La direzione, annunciata per oggi da Lorenzo Guerini, a dieci minuti dalla chiusura delle urne, slitta a mercoledì. Tanti i parlamentari dem vicini al premier che non escludono la volontà di Renzi di lasciare anche il Nazareno. “E’ nero – spiega qualcuno – non ne vuole sapere di correnti e caminetti”. Il segretario, dopo aver lottato “come un leone” per la sua battaglia, si è reso conto di aver combattuto da “solo” contro tutto il fronte del No. L’idea di prendere sei mesi ‘sabbatici’, lo stuzzica. Un segretario traghettatore potrebbe consentirgli di riprendere fiato e tornare in vista del congresso del 2017.

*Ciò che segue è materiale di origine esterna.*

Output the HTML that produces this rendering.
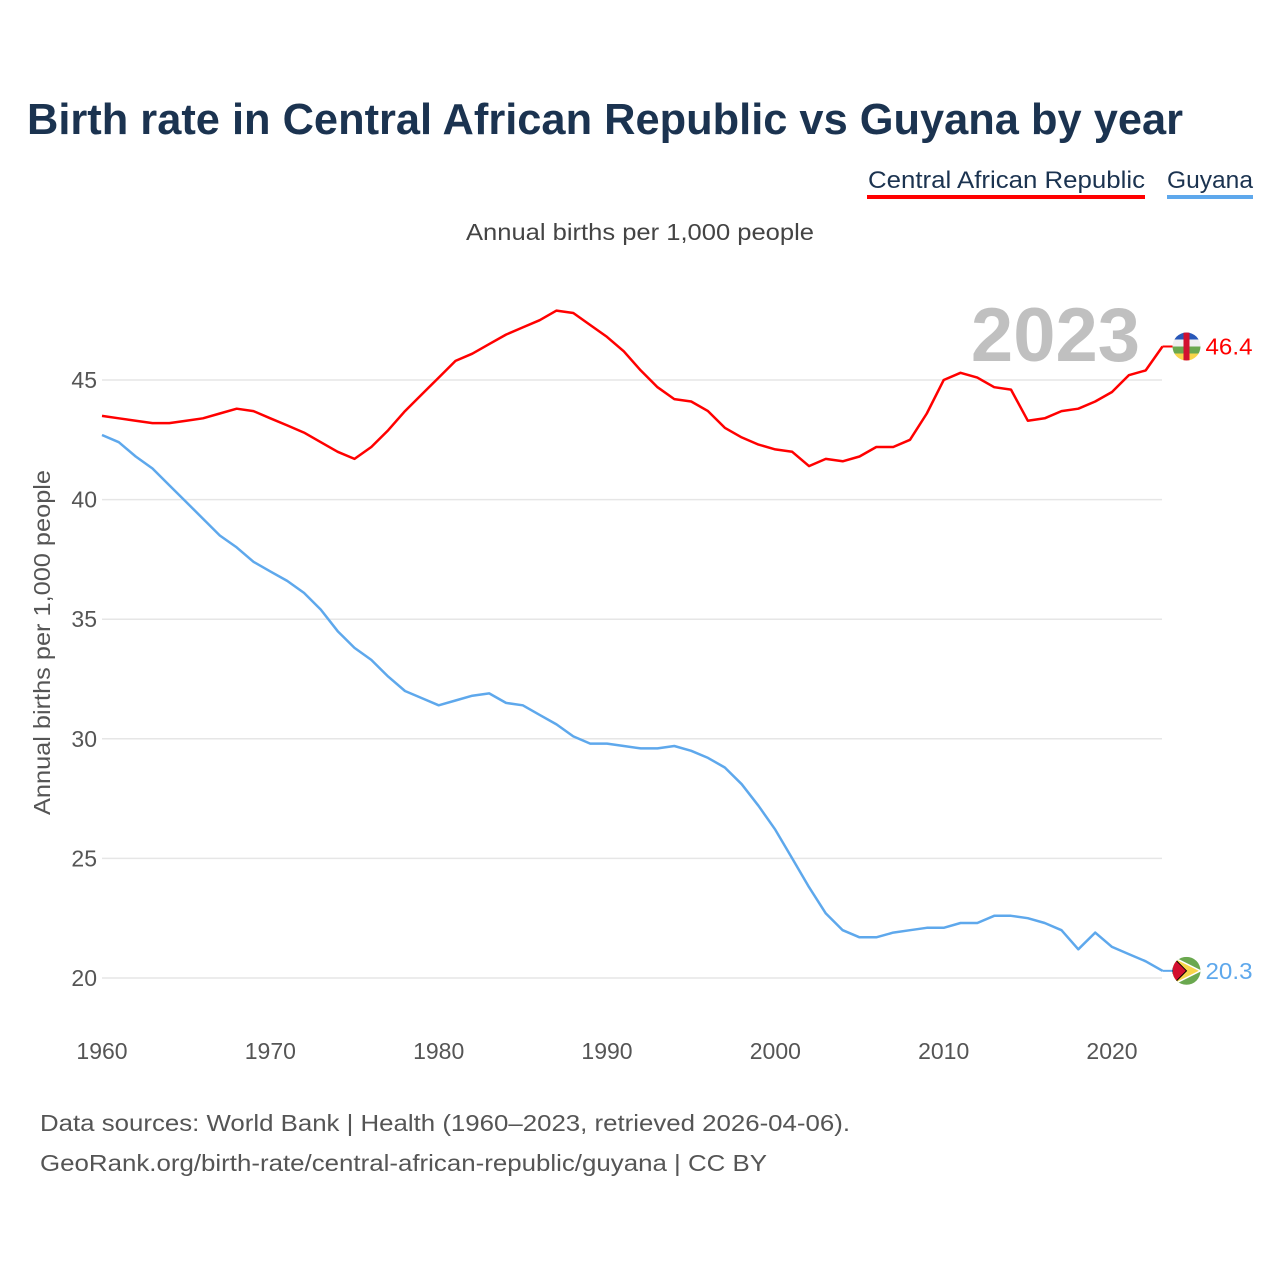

I fedelissimi provano a dissuaderlo. “Tutto è iniziato col 40% nel 2012. Abbiamo vinto col 40% nel 2014. Ripartiamo dal 40% di ieri!“, sembra incoraggiarlo su Twitter il braccio destro Luca Lotti.

 

 

Tra i suoi il pressing di chi gli chiede di restare è asfissiante. Un richiamo collettivo “alla responsabilità” nonostante “la rabbia e la delusione”. Ecco allora che 24 ore di tempo in più prima della direzione potrebbero consentire ai dem a chi gli è più vicino, da Debora Serracchiani a Ettore Rosato (“Il Pd vuole che Renzi faccia il suo lavoro e tutti i milioni di elettori che hanno votato Si vogliono che Renzi continui il suo lavoro”, assicura il capogruppo a Montecitorio) di convincere il segretario a rimettere sì il suo mandato nella mani della direzione, per vedersi poi riconfermata la fiducia e dare lui le carte per le eventuali consultazioni e la modifica della legge elettorale.

Dalla minoranza non arrivano richieste di dimissioni, se non per bocca di Francesco Boccia. “Ho apprezzato le parole di Renzi di stanotte, ma per correttezza dovrebbe anche mettersi da parte come segretario del partito”, dice il presidente della commissione Bilancio alla Camera. Non chiedono la testa del segretario invece i bersaniani. “Non ho mai detto a Renzi di dimettersi da presidente del Consiglio, figuriamoci se gli chiedo di dimettersi da segretario del Pd – ribadisce Roberto Speranza -. Ora bisogna sostenere il lavoro che farà il presidente della Repubblica e i gruppi parlamentari del Pd”. Dello stesso avviso Pier Luigi Bersani.

L’ex segretario Pd si prende una piccola rivincita: “Avevamo visto giusto”, dice, sottolineando l’onda di “disaffezione e distacco” e rivendicando: “Non abbiamo accettato di consegnare tutto questo alla destra”. Adesso l’impegno è per la “stabilità” e per una “netta e visibile” correzione delle politiche. “E’ ora di comprendere finalmente che l’alternativa tra sinistra e destra si gioca nel profondo della società – è l’avvertimento – L’establishment viene dopo”.

Renzi sbaglierebbe a lasciare ora la segreteria del Pd, anche per il nemico di sempre Massimo D’Alema: “Se si dimettesse dovremmo fare un congresso ora, in un clima abbastanza avvelenato. Saggezza vorrebbe che si facesse una discussione seria all’interno del Pd e si cercasse un terreno di ricomposizione delle nostre forze”, dice.